### WHAT IS ASKED
Copy the data that follows exactly. Include no pictures.

### GIVEN INFORMATION
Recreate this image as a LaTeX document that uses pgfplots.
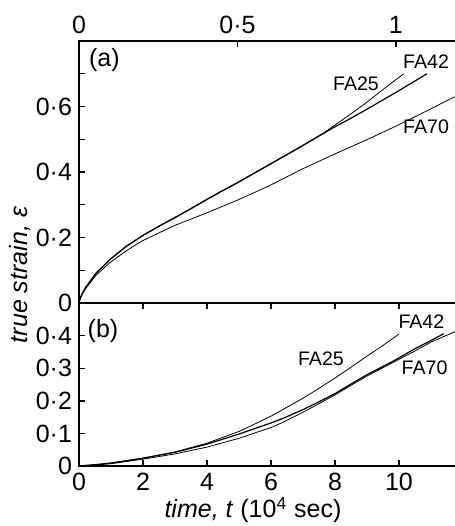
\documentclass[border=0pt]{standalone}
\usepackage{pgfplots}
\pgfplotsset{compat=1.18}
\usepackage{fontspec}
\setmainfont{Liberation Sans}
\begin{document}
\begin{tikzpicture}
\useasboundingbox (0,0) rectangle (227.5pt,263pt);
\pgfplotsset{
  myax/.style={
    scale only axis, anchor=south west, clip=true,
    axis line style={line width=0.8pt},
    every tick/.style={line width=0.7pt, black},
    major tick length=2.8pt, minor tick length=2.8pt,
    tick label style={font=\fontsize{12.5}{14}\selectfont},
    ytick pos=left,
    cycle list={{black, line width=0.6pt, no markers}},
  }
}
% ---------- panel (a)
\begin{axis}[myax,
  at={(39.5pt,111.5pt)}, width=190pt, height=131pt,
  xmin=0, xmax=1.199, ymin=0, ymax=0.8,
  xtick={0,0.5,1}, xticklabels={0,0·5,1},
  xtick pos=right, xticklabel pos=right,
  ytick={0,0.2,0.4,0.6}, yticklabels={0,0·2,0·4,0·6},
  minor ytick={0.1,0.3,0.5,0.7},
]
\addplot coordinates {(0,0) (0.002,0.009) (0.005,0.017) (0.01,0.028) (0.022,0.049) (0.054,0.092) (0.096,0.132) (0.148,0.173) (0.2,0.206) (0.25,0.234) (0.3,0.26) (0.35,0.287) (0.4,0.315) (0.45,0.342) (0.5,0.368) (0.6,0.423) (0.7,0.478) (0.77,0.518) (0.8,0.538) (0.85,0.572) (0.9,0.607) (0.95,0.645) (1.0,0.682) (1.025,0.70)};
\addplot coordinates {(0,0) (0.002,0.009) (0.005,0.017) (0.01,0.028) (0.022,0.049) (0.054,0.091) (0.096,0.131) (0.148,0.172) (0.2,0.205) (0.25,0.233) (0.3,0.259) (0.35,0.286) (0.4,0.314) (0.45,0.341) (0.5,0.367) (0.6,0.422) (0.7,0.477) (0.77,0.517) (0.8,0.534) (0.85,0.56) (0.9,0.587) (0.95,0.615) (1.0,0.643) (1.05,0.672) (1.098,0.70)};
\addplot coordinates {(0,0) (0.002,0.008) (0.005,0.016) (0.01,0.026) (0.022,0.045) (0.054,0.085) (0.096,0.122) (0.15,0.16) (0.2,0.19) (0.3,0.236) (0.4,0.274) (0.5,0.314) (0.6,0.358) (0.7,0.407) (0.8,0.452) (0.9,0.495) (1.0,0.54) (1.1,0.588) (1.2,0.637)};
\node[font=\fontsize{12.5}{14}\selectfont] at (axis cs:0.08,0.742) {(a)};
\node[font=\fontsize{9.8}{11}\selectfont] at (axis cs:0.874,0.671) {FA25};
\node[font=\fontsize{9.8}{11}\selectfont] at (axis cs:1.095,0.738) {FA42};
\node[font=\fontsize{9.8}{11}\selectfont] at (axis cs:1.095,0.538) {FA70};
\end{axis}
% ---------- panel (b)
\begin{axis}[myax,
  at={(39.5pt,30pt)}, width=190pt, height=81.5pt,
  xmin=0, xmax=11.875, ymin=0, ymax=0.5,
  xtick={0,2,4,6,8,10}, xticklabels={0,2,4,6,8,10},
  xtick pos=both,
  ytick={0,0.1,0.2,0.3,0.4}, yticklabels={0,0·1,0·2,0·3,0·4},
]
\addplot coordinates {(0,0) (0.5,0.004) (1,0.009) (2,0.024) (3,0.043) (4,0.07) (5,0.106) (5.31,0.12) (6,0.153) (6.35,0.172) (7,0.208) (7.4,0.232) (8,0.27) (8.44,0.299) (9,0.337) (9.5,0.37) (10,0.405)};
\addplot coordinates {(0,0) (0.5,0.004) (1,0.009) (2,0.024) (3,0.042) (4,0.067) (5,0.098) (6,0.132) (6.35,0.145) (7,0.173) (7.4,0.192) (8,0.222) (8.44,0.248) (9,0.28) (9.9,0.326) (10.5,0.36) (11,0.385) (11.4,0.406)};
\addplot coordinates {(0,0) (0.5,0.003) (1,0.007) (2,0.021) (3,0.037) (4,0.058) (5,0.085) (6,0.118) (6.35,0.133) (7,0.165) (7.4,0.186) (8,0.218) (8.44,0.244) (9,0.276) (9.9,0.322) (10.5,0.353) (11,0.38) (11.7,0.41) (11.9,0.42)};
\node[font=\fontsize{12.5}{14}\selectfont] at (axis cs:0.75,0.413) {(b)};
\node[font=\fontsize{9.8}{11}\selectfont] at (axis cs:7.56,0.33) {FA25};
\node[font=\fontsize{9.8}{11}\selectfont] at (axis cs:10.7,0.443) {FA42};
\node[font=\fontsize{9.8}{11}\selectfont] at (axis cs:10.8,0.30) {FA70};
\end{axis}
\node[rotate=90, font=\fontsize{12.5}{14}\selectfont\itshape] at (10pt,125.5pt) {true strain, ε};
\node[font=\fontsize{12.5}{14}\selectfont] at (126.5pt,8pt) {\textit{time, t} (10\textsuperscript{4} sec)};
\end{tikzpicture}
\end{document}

### TASK OUTPUT
Recreate this image as a LaTeX document that uses pgfplots.
\documentclass[border=0pt]{standalone}
\usepackage{pgfplots}
\pgfplotsset{compat=1.18}
\usepackage{fontspec}
\setmainfont{Liberation Sans}
\begin{document}
\begin{tikzpicture}
\useasboundingbox (0,0) rectangle (227.5pt,263pt);
\pgfplotsset{
  myax/.style={
    scale only axis, anchor=south west, clip=true,
    axis line style={line width=0.8pt},
    every tick/.style={line width=0.7pt, black},
    major tick length=2.8pt, minor tick length=2.8pt,
    tick label style={font=\fontsize{12.5}{14}\selectfont},
    ytick pos=left,
    cycle list={{black, line width=0.6pt, no markers}},
  }
}
% ---------- panel (a)
\begin{axis}[myax,
  at={(39.5pt,111.5pt)}, width=190pt, height=131pt,
  xmin=0, xmax=1.199, ymin=0, ymax=0.8,
  xtick={0,0.5,1}, xticklabels={0,0·5,1},
  xtick pos=right, xticklabel pos=right,
  ytick={0,0.2,0.4,0.6}, yticklabels={0,0·2,0·4,0·6},
  minor ytick={0.1,0.3,0.5,0.7},
]
\addplot coordinates {(0,0) (0.002,0.009) (0.005,0.017) (0.01,0.028) (0.022,0.049) (0.054,0.092) (0.096,0.132) (0.148,0.173) (0.2,0.206) (0.25,0.234) (0.3,0.26) (0.35,0.287) (0.4,0.315) (0.45,0.342) (0.5,0.368) (0.6,0.423) (0.7,0.478) (0.77,0.518) (0.8,0.538) (0.85,0.572) (0.9,0.607) (0.95,0.645) (1.0,0.682) (1.025,0.70)};
\addplot coordinates {(0,0) (0.002,0.009) (0.005,0.017) (0.01,0.028) (0.022,0.049) (0.054,0.091) (0.096,0.131) (0.148,0.172) (0.2,0.205) (0.25,0.233) (0.3,0.259) (0.35,0.286) (0.4,0.314) (0.45,0.341) (0.5,0.367) (0.6,0.422) (0.7,0.477) (0.77,0.517) (0.8,0.534) (0.85,0.56) (0.9,0.587) (0.95,0.615) (1.0,0.643) (1.05,0.672) (1.098,0.70)};
\addplot coordinates {(0,0) (0.002,0.008) (0.005,0.016) (0.01,0.026) (0.022,0.045) (0.054,0.085) (0.096,0.122) (0.15,0.16) (0.2,0.19) (0.3,0.236) (0.4,0.274) (0.5,0.314) (0.6,0.358) (0.7,0.407) (0.8,0.452) (0.9,0.495) (1.0,0.54) (1.1,0.588) (1.2,0.637)};
\node[font=\fontsize{12.5}{14}\selectfont] at (axis cs:0.08,0.742) {(a)};
\node[font=\fontsize{9.8}{11}\selectfont] at (axis cs:0.874,0.671) {FA25};
\node[font=\fontsize{9.8}{11}\selectfont] at (axis cs:1.095,0.738) {FA42};
\node[font=\fontsize{9.8}{11}\selectfont] at (axis cs:1.095,0.538) {FA70};
\end{axis}
% ---------- panel (b)
\begin{axis}[myax,
  at={(39.5pt,30pt)}, width=190pt, height=81.5pt,
  xmin=0, xmax=11.875, ymin=0, ymax=0.5,
  xtick={0,2,4,6,8,10}, xticklabels={0,2,4,6,8,10},
  xtick pos=both,
  ytick={0,0.1,0.2,0.3,0.4}, yticklabels={0,0·1,0·2,0·3,0·4},
]
\addplot coordinates {(0,0) (0.5,0.004) (1,0.009) (2,0.024) (3,0.043) (4,0.07) (5,0.106) (5.31,0.12) (6,0.153) (6.35,0.172) (7,0.208) (7.4,0.232) (8,0.27) (8.44,0.299) (9,0.337) (9.5,0.37) (10,0.405)};
\addplot coordinates {(0,0) (0.5,0.004) (1,0.009) (2,0.024) (3,0.042) (4,0.067) (5,0.098) (6,0.132) (6.35,0.145) (7,0.173) (7.4,0.192) (8,0.222) (8.44,0.248) (9,0.28) (9.9,0.326) (10.5,0.36) (11,0.385) (11.4,0.406)};
\addplot coordinates {(0,0) (0.5,0.003) (1,0.007) (2,0.021) (3,0.037) (4,0.058) (5,0.085) (6,0.118) (6.35,0.133) (7,0.165) (7.4,0.186) (8,0.218) (8.44,0.244) (9,0.276) (9.9,0.322) (10.5,0.353) (11,0.38) (11.7,0.41) (11.9,0.42)};
\node[font=\fontsize{12.5}{14}\selectfont] at (axis cs:0.75,0.413) {(b)};
\node[font=\fontsize{9.8}{11}\selectfont] at (axis cs:7.56,0.33) {FA25};
\node[font=\fontsize{9.8}{11}\selectfont] at (axis cs:10.7,0.443) {FA42};
\node[font=\fontsize{9.8}{11}\selectfont] at (axis cs:10.8,0.30) {FA70};
\end{axis}
\node[rotate=90, font=\fontsize{12.5}{14}\selectfont\itshape] at (10pt,125.5pt) {true strain, ε};
\node[font=\fontsize{12.5}{14}\selectfont] at (126.5pt,8pt) {\textit{time, t} (10\textsuperscript{4} sec)};
\end{tikzpicture}
\end{document}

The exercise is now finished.